There’s not a magic solution, but here are some thoughts, if this resonates at all with you:

1-If your kids ask for help about weight, take it seriously. Listen with sensitivity, without over-reacting or glossing it over. Whether they are truly overweight or just going through a hormonal change that has brought on a few inches and pounds, let them know you care and will help. If they seem unaware or unworried about their weight but you sense a problem, I would keep those thoughts to myself, but still do the following…

2-Depending on your child’s personality, find a way to put physical activity as a higher priority in the schedule. If they are a little unmotivated or simply enjoy group goals more than individual goals, make family hikes and bike/scooter riding or team sports a part of your schedule at least 3 days a week. Make it fun! If they are the type that likes crossing off tasks or being alone, or there isn’t time in the family schedule for sports, they might enjoy an exercise routine that includes a video, or a place and time to walk or ride their bike alone.

3-It’s time to get smart and serious about nutrition. I wouldn’t make huge blanket announcements like “We shall never eat sugar again in this house!” (Learn from my mistakes, haha!) But I would cut certain foods out, replacing them with other foods without making a big deal of it. For example, my first changes would be cutting out things like full-fat dairy products, all products with wheat flour in them, and as many products as possible with sugar or high fructose corn syrup in the ingredients list. Instead, each meal and snack should be based on a protein (like eggs, all natural peanut butter or almond butter, raw nuts, low fat cheese, greek no-sugar added yogurt, meat) paired with a healthy carbohydrate for energy (think half of a plate of raw veggies and fruit, baked tortilla chips, 1/4 cup of brown rice or quinoa, rice cake).

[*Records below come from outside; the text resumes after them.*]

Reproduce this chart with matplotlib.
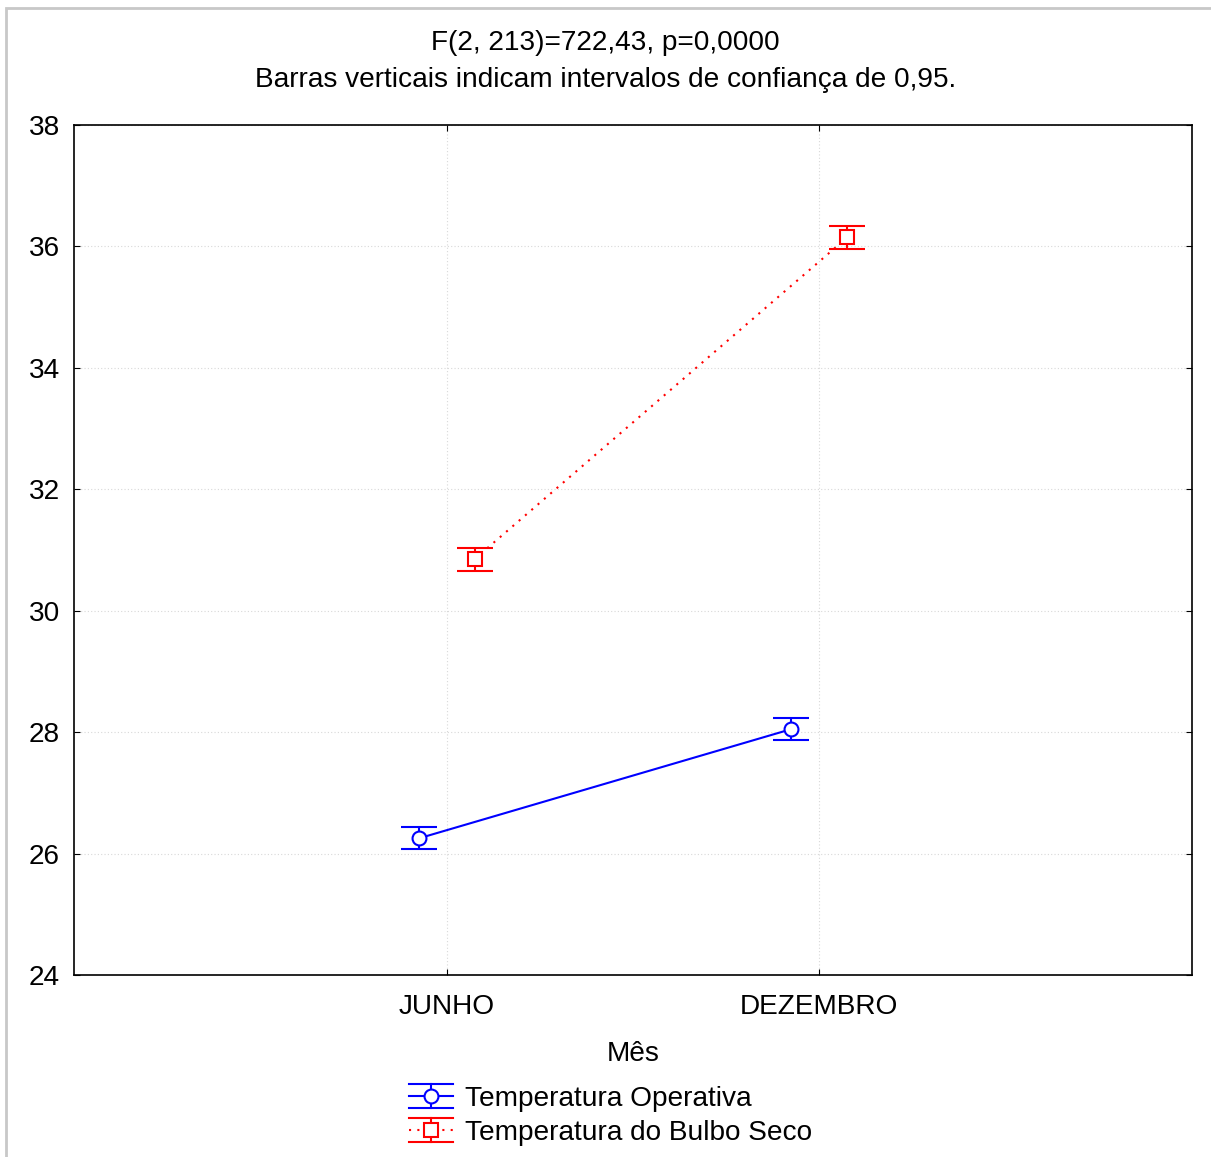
import matplotlib
matplotlib.use("Agg")
import matplotlib.pyplot as plt
from matplotlib.legend_handler import HandlerBase
from matplotlib.lines import Line2D
import numpy as np

plt.rcParams['font.family'] = ['Liberation Sans', 'DejaVu Sans']

meses = ['JUNHO', 'DEZEMBRO']
operativa = [26.25, 28.05]
operativa_ci = [0.18, 0.18]
bulbo_seco = [30.85, 36.15]
bulbo_seco_ci = [0.19, 0.19]


class ErrHandler(HandlerBase):
    # legenda no estilo Statistica: tampas largas ocupando todo o simbolo
    def __init__(self, ls='-', **kw):
        super().__init__(**kw)
        self.ls = ls

    def create_artists(self, legend, orig_handle, xdescent, ydescent,
                       width, height, fontsize, trans):
        ln = orig_handle.lines[0]
        c = ln.get_color()
        x0, x1 = -xdescent, -xdescent + width
        y = height / 2 - ydescent
        h = height * 0.62
        xm = (x0 + x1) / 2
        arts = [
            Line2D([x0, x1], [y, y], color=c, lw=1.5, ls=self.ls),
            Line2D([x0, x1], [y + h, y + h], color=c, lw=1.5),
            Line2D([x0, x1], [y - h, y - h], color=c, lw=1.5),
            Line2D([xm, xm], [y - h, y + h], color=c, lw=1.5),
            Line2D([xm], [y], marker=ln.get_marker(), ms=10, mfc='white',
                   mec=c, mew=1.5, ls='none'),
        ]
        for a in arts:
            a.set_transform(trans)
        return arts


fig = plt.figure(figsize=(12.11, 11.57), dpi=100)
ax = fig.add_axes([74/1211, 1 - 975/1157, (1192-74)/1211, (975-125)/1157])

x = np.arange(len(meses))
c1 = ax.errorbar(x - 0.075, operativa, yerr=operativa_ci, color='#0000ff', lw=1.5,
                 marker='o', ms=10, mfc='white', mec='#0000ff', mew=1.5,
                 capsize=13, capthick=1.5, elinewidth=1.5)
c2 = ax.errorbar(x + 0.075, bulbo_seco, yerr=bulbo_seco_ci, color='#ff0000', lw=1.5,
                 ls=(0, (1, 3)), marker='s', ms=10, mfc='white', mec='#ff0000', mew=1.5,
                 capsize=13, capthick=1.5, elinewidth=1.5)

ax.set_xlim(-1, 2)
ax.set_ylim(24, 38)
ax.set_xticks(x)
ax.set_xticklabels(meses)
ax.set_yticks(np.arange(24, 39, 2))
ax.tick_params(labelsize=20.2, direction='in', length=4, top=True, right=True)
ax.tick_params(axis='x', pad=14)
ax.tick_params(axis='y', pad=10)
ax.grid(True, color='#d8d8d8', ls=(0, (1, 2)), lw=0.8)
for s in ax.spines.values():
    s.set_linewidth(1.2)

ax.set_xlabel('Mês', fontsize=20.2, labelpad=15)
fig.text(0.5, 1 - 43/1157, 'F(2, 213)=722,43, p=0,0000', ha='center', va='center', fontsize=20.2)
fig.text(0.5, 1 - 80/1157, 'Barras verticais indicam intervalos de confiança de 0,95.',
         ha='center', va='center', fontsize=20.2)

fig.legend(handles=[c1, c2],
           labels=['Temperatura Operativa', 'Temperatura do Bulbo Seco'],
           handler_map={c1: ErrHandler('-'), c2: ErrHandler((0, (1, 3)))},
           loc='upper left', bbox_to_anchor=(395/1211, 1 - 1072/1157), frameon=False,
           fontsize=20.2, handlelength=1.55, handletextpad=0.45, labelspacing=0.28,
           borderpad=0)

# moldura cinza
fig.add_artist(plt.Rectangle((6/1211, -0.01), 1.0, 1 - 8/1157 + 0.01,
                             transform=fig.transFigure, fill=False,
                             ec='#c8c8c8', lw=2))

fig.savefig('out.png', dpi=100)
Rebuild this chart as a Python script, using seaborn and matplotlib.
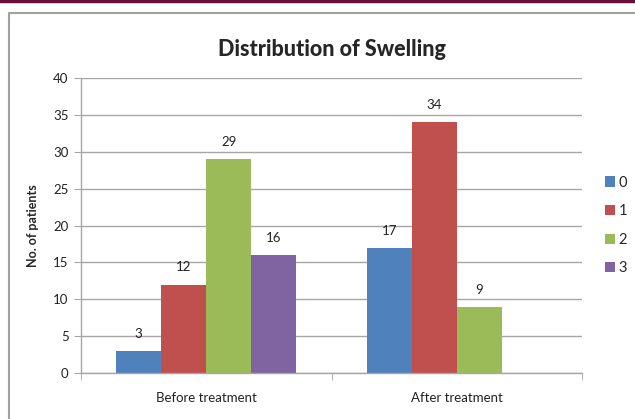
import pandas as pd
import numpy as np
import matplotlib
matplotlib.use("Agg")
import matplotlib.pyplot as plt
import seaborn as sns
from matplotlib.patches import Rectangle
from matplotlib.lines import Line2D

# data
groups = ["Before treatment", "After treatment"]
grades = ["0", "1", "2", "3"]
before = [3, 12, 29, 16]
after = [17, 34, 9, np.nan]   # no grade-3 bar after treatment
colors = ["#4F81BD", "#C0504D", "#9BBB59", "#8064A2"]

df = pd.DataFrame({
    "Group": [g for g in groups for _ in grades],
    "Grade": grades * 2,
    "Patients": before + after,
})

sns.set_style("white")
plt.rcParams["font.family"] = ["Lato", "DejaVu Sans"]

fig = plt.figure(figsize=(6.35, 4.19), dpi=100)
ax = fig.add_axes([81 / 635, 46 / 419, 501 / 635, 295 / 419])

sns.barplot(data=df, x="Group", y="Patients", hue="Grade", order=groups,
            hue_order=grades, palette=colors, width=0.72, saturation=1,
            linewidth=0, ax=ax)

# value labels
for cont in ax.containers:
    labels = ["" if np.isnan(v) else f"{v:.0f}" for v in cont.datavalues]
    ax.bar_label(cont, labels=labels, padding=8, fontsize=9.5, color="#222222")

ax.set_ylim(0, 40)
ax.set_yticks(range(0, 41, 5))
ax.set_xlim(-0.5, 1.5)
ax.yaxis.grid(True, color="#A6A6A6", linewidth=1)
ax.set_axisbelow(True)
ax.set_xlabel("")
ax.set_ylabel("No. of patients", fontsize=9, fontweight="bold", labelpad=10)
ax.set_title("Distribution of Swelling", fontsize=15.5, fontweight="black", pad=16)

for s in ["top", "right"]:
    ax.spines[s].set_visible(False)
for s in ["left", "bottom"]:
    ax.spines[s].set_color("#A6A6A6")
    ax.spines[s].set_linewidth(1)

ax.tick_params(axis="y", length=5, color="#A6A6A6", labelsize=9.5, pad=4,
               labelcolor="#222222", left=True)
ax.tick_params(axis="x", length=0, labelsize=9.5, pad=14, labelcolor="#222222")
# category boundary ticks on x axis
ax.set_xticks([-0.5, 0.5, 1.5], minor=True)
ax.tick_params(axis="x", which="minor", length=5, color="#A6A6A6", bottom=True)

handles = [Rectangle((0, 0), 1, 1, facecolor=c, edgecolor="none") for c in colors]
ax.legend(handles, grades, loc="center left", bbox_to_anchor=(1.02, 0.5),
          frameon=False, fontsize=10.5, handlelength=0.7, handleheight=0.7,
          handletextpad=0.2, labelspacing=1.0)

# chart frame and page rule from the document
fig.add_artist(Line2D([0, 1], [1 - 1.5 / 419, 1 - 1.5 / 419], color="#6B0D3A",
                      linewidth=2.5, transform=fig.transFigure))
fig.add_artist(Line2D([8.5 / 635, 8.5 / 635, 1], [0, 1 - 13.5 / 419, 1 - 13.5 / 419],
                      color="#A0A0A0", linewidth=1.5, transform=fig.transFigure))

fig.savefig("out.png", dpi=100)
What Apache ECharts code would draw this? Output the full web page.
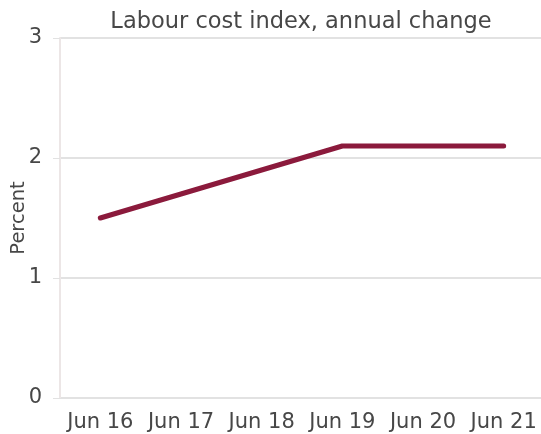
<!DOCTYPE html>
<html>
<head>
<meta charset="utf-8">
<script src="https://cdn.jsdelivr.net/npm/echarts@6/dist/echarts.min.js"></script>
<style>
  html, body { margin: 0; padding: 0; background: #fff; }
  #chart { width: 541px; height: 434px; }
</style>
</head>
<body>
<div id="chart"></div>
<script>
// Labour cost index, annual % change (June quarters)
const categories = ['Jun 16', 'Jun 17', 'Jun 18', 'Jun 19', 'Jun 20', 'Jun 21'];
const lciChange = [1.5, 1.7, 1.9, 2.1, 2.1, 2.1];
const yTicks = { min: 0, max: 3, interval: 1 };

const textColor = '#474747';
const fontFamily = '"DejaVu Sans", "Noto Sans", sans-serif';

const chart = echarts.init(document.getElementById('chart'), null, { renderer: 'canvas' });
chart.setOption({
  animation: false,
  backgroundColor: '#ffffff',
  title: {
    text: 'Labour cost index, annual change',
    left: 296,
    textAlign: 'center',
    top: 6,
    textStyle: { color: textColor, fontSize: 22.5, fontWeight: 'normal', fontFamily: fontFamily }
  },
  grid: { left: 60, right: -3, top: 38, bottom: 36, containLabel: false, outerBoundsMode: 'none' },
  xAxis: {
    type: 'category',
    data: categories,
    boundaryGap: true,
    axisLine: { show: true, lineStyle: { color: '#e2e2e2', width: 1 } },
    axisTick: { show: false },
    axisLabel: {
      color: textColor, fontSize: 21, fontFamily: fontFamily, margin: 14,
      interval: 0, hideOverlap: false
    }
  },
  yAxis: {
    type: 'value',
    min: yTicks.min,
    max: yTicks.max,
    interval: yTicks.interval,
    name: 'Percent',
    nameLocation: 'middle',
    nameGap: 31,
    nameRotate: 90,
    nameMoveOverlap: false,
    nameTextStyle: { color: textColor, fontSize: 19.5, fontFamily: fontFamily },
    axisLine: { show: true, lineStyle: { color: '#ece6e6', width: 2 } },
    axisTick: { show: true, length: 7, lineStyle: { color: '#e2e2e2' } },
    axisLabel: { color: textColor, fontSize: 21, fontFamily: fontFamily, margin: 18 },
    splitLine: { show: true, lineStyle: { color: '#e2e2e2', width: 2 } }
  },
  series: [{
    type: 'line',
    data: lciChange,
    symbol: 'none',
    lineStyle: { color: '#8b1a3c', width: 5, cap: 'round', join: 'round' }
  }]
});
</script>
</body>
</html>
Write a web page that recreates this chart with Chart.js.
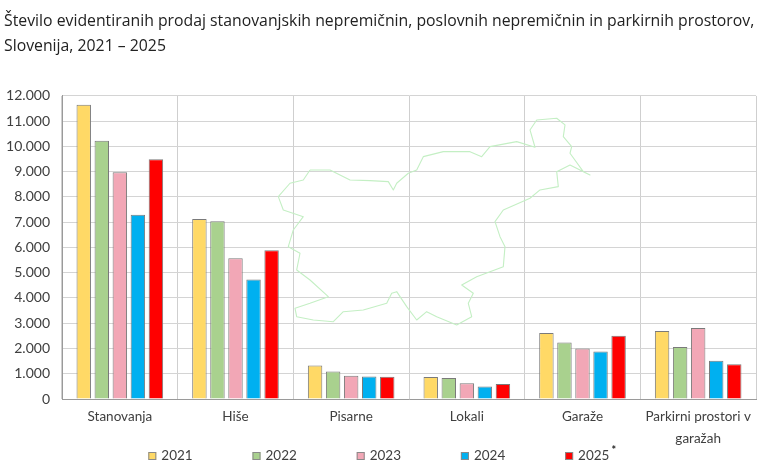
<!DOCTYPE html>
<html>
<head>
<meta charset="utf-8">
<script src="https://cdn.jsdelivr.net/npm/chart.js@4.4.1/dist/chart.umd.min.js"></script>
<style>
  html, body { margin: 0; padding: 0; background: #ffffff; }
  #wrap { width: 780px; height: 473px; position: relative; }
</style>
</head>
<body>
<div id="wrap"><canvas id="c" width="780" height="473"></canvas></div>
<script>
// ---- data ----
const titleLines = [
  'Število evidentiranih prodaj stanovanjskih nepremičnin, poslovnih nepremičnin in parkirnih prostorov,',
  'Slovenija, 2021 – 2025'
];
const categories = ['Stanovanja', 'Hiše', 'Pisarne', 'Lokali', 'Garaže', ['Parkirni prostori v', 'garažah']];
const seriesNames = ['2021', '2022', '2023', '2024', '2025*'];
const v2021 = [11650, 7130, 1330, 870, 2610, 2690];
const v2022 = [10230, 7040, 1090, 830, 2240, 2060];
const v2023 = [8980, 5570, 920, 620, 2000, 2810];
const v2024 = [7300, 4730, 890, 490, 1880, 1510];
const v2025 = [9490, 5890, 880, 590, 2500, 1380];
const yTickValues = [0, 1000, 2000, 3000, 4000, 5000, 6000, 7000, 8000, 9000, 10000, 11000, 12000];

// ---- styling ----
const colors = ['#FFD966', '#A9D18E', '#F2A7B6', '#00B0F0', '#FF0000'];
const allValues = [v2021, v2022, v2023, v2024, v2025];
const FONT_FAMILY = 'Lato, "Open Sans", sans-serif';
const TITLE_FAMILY = '"Open Sans", "Noto Sans", sans-serif';

function fmt(n) {
  return String(n).replace(/\B(?=(\d{3})+(?!\d))/g, '.');
}

// decorative Slovenia outline (background watermark), in reference-pixel space
const REF = { left: 62, top: 96, w: 694, h: 303 };
const mapOutline = [
  [310,170],[330,170],[350,180],[370,180.7],[388.3,181.7],[393.3,190],[396.7,183.3],[408.3,173.3],
  [416.7,170],[423.3,156.7],[443.3,151.7],[470,151.7],[481.7,156.7],[490,146.7],[516.7,141.7],
  [535,147.3],[530,130],[536.7,120],[556.7,118.3],[565,125],[563.3,136.7],[571.7,146.7],[570,153.3],
  [583.3,171.7],[590,175],[570,165],[556.7,171.7],[558.3,186.7],[540,190],[530,198.3],[503.3,210],
  [495,221.7],[500,236.7],[505,246.7],[503.3,266.7],[476.7,276.7],[461.7,285],[473.3,293.3],
  [468.3,303.3],[471.7,316.7],[456.7,325],[436.7,316.7],[426.7,311.7],[416.7,320],[406.7,306.7],
  [396.7,291.7],[391.7,293.3],[386.7,303.3],[363.3,310],[343.3,311.7],[333.3,321.7],[313.3,320],
  [296.7,316.7],[295,308.3],[310,303.3],[328.3,296.7],[310,280],[296.7,270],[300,253.3],[288.3,246.7],
  [293.3,230],[303.3,216.7],[283.3,210],[278.3,196.7],[290,183.3],[303.3,180],[310,170]
];

const mapPlugin = {
  id: 'mapBg',
  beforeDatasetsDraw(chart) {
    const ca = chart.chartArea;
    const ctx = chart.ctx;
    ctx.save();
    ctx.strokeStyle = '#c4efc4';
    ctx.lineWidth = 1.1;
    ctx.lineJoin = 'round';
    ctx.beginPath();
    mapOutline.forEach((p, i) => {
      const x = ca.left + (p[0] - REF.left) / REF.w * (ca.right - ca.left);
      const y = ca.top + (p[1] - REF.top) / REF.h * (ca.bottom - ca.top);
      if (i === 0) ctx.moveTo(x, y); else ctx.lineTo(x, y);
    });
    ctx.stroke();
    ctx.restore();
  }
};

// legend drawn below the x axis, items evenly spaced
const legendPlugin = {
  id: 'customLegend',
  afterDraw(chart) {
    const ctx = chart.ctx;
    const ca = chart.chartArea;
    const y = ca.bottom + 57;
    const step = 104.2;
    const startX = chart.width / 2 - 241.7;
    ctx.save();
    ctx.textBaseline = 'middle';
    ctx.textAlign = 'left';
    chart.data.datasets.forEach((ds, i) => {
      const bx = startX + i * step;
      ctx.fillStyle = ds.backgroundColor;
      ctx.fillRect(bx, y - 4, 8, 8);
      ctx.strokeStyle = '#8a8a8a';
      ctx.lineWidth = 1;
      ctx.strokeRect(bx + 0.5, y - 3.5, 7, 7);
      let label = ds.label;
      let star = false;
      if (label.endsWith('*')) { label = label.slice(0, -1); star = true; }
      ctx.fillStyle = '#404040';
      ctx.font = '13.5px ' + FONT_FAMILY;
      ctx.fillText(label, bx + 13, y);
      if (star) {
        const w = ctx.measureText(label).width;
        ctx.font = 'bold 11px ' + FONT_FAMILY;
        ctx.fillStyle = '#222222';
        ctx.fillText('*', bx + 13 + w + 2, y - 6);
      }
    });
    ctx.restore();
  }
};

const datasets = seriesNames.map((name, i) => ({
  label: name,
  data: allValues[i],
  backgroundColor: colors[i],
  borderColor: '#7a7a7a',
  borderWidth: 1,
  barPercentage: 0.8,
  categoryPercentage: 0.78
}));

new Chart(document.getElementById('c'), {
  type: 'bar',
  data: { labels: categories, datasets },
  plugins: [mapPlugin, legendPlugin],
  options: {
    responsive: false,
    animation: false,
    devicePixelRatio: 1,
    layout: { padding: { left: 4, right: 24, top: 4, bottom: 24 } },
    plugins: {
      title: {
        display: true,
        text: titleLines,
        align: 'start',
        color: '#222222',
        font: { family: TITLE_FAMILY, size: 15.8, weight: 'normal', lineHeight: 1.58 },
        padding: { top: 5, bottom: 37 }
      },
      legend: { display: false },
      tooltip: { enabled: false }
    },
    scales: {
      x: {
        grid: { color: '#cfcfcf', lineWidth: 1, drawTicks: false, offset: true },
        border: { display: true, color: '#9a9a9a', width: 1 },
        ticks: {
          color: '#404040',
          font: { family: FONT_FAMILY, size: 13.5, lineHeight: 1.6 },
          padding: 7, maxRotation: 0, autoSkip: false
        },
        afterFit(scale) { scale.height = 50; }
      },
      y: {
        min: 0,
        max: 12000,
        afterBuildTicks(scale) { scale.ticks = yTickValues.map(v => ({ value: v })); },
        grid: { color: '#d4d4d4', lineWidth: 1, drawTicks: false },
        border: { display: true, color: '#9a9a9a', width: 1 },
        ticks: { color: '#404040', font: { family: FONT_FAMILY, size: 14 }, padding: 12, callback: v => fmt(v) },
        afterFit(scale) { scale.width = 58; }
      }
    }
  }
});
</script>
</body>
</html>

If this is the food you have in the house, this is the food they’ll eat, at least until they have the opportunity to drive themselves to the grocery! Yes, this will take more energy from you. I say with much love and kindness: Deal with it. 🙂 At the beginning of the week, chop up a large tupperware of veggies, buy several types of fruit (some that spoil quickly like berries and others that can hang out a while like apples), and buy a couple bags of raw nuts or seeds, put handfuls in baggies, and when you’re on the go or need a quick meal/snack, this is just as easy as chips or processed snacks all week long.

4-Save sweets for one family movie night or campout or get together per weekend. Let that gradually become the norm. Of course it’s better to make more nutritious sweets with ingredients like honey, coconut oil, dark chocolate or carob (look up Paleo desserts!) but my kids do have regular candy and wheat free cookies sometimes. They are allowed to eat what they want at parties and weddings…but they certainly know its a treat. We have told grandparents that they can have these kinds of things only on the weekends. There’s such a balance we pray to find–to not freak them out with rules and make them want to hide and binge, but to teach them a 90%/10% lifestyle. That just means that 90% of the time you do what you research to be genuinely best for your body and 10% of the time (like a couple meals a week at the most) you just don’t worry about it.

5-Be a good example: Not perfect, not obsessed, but making an effort in a balanced way. We have been entrusted as good stewards of these tents while we’re on earth. Our bodies are temporal, so that puts body image into perspective, but also knowing we have only one body to be God’s hands and feet in while we’re here brings another angle to that perspective.

It’s a sensitive topic even as an adult, so just imagine how our kids and teens feel. I hope this post will be helpful and give you a few ideas on how to assist your kids in making lifelong healthy choices.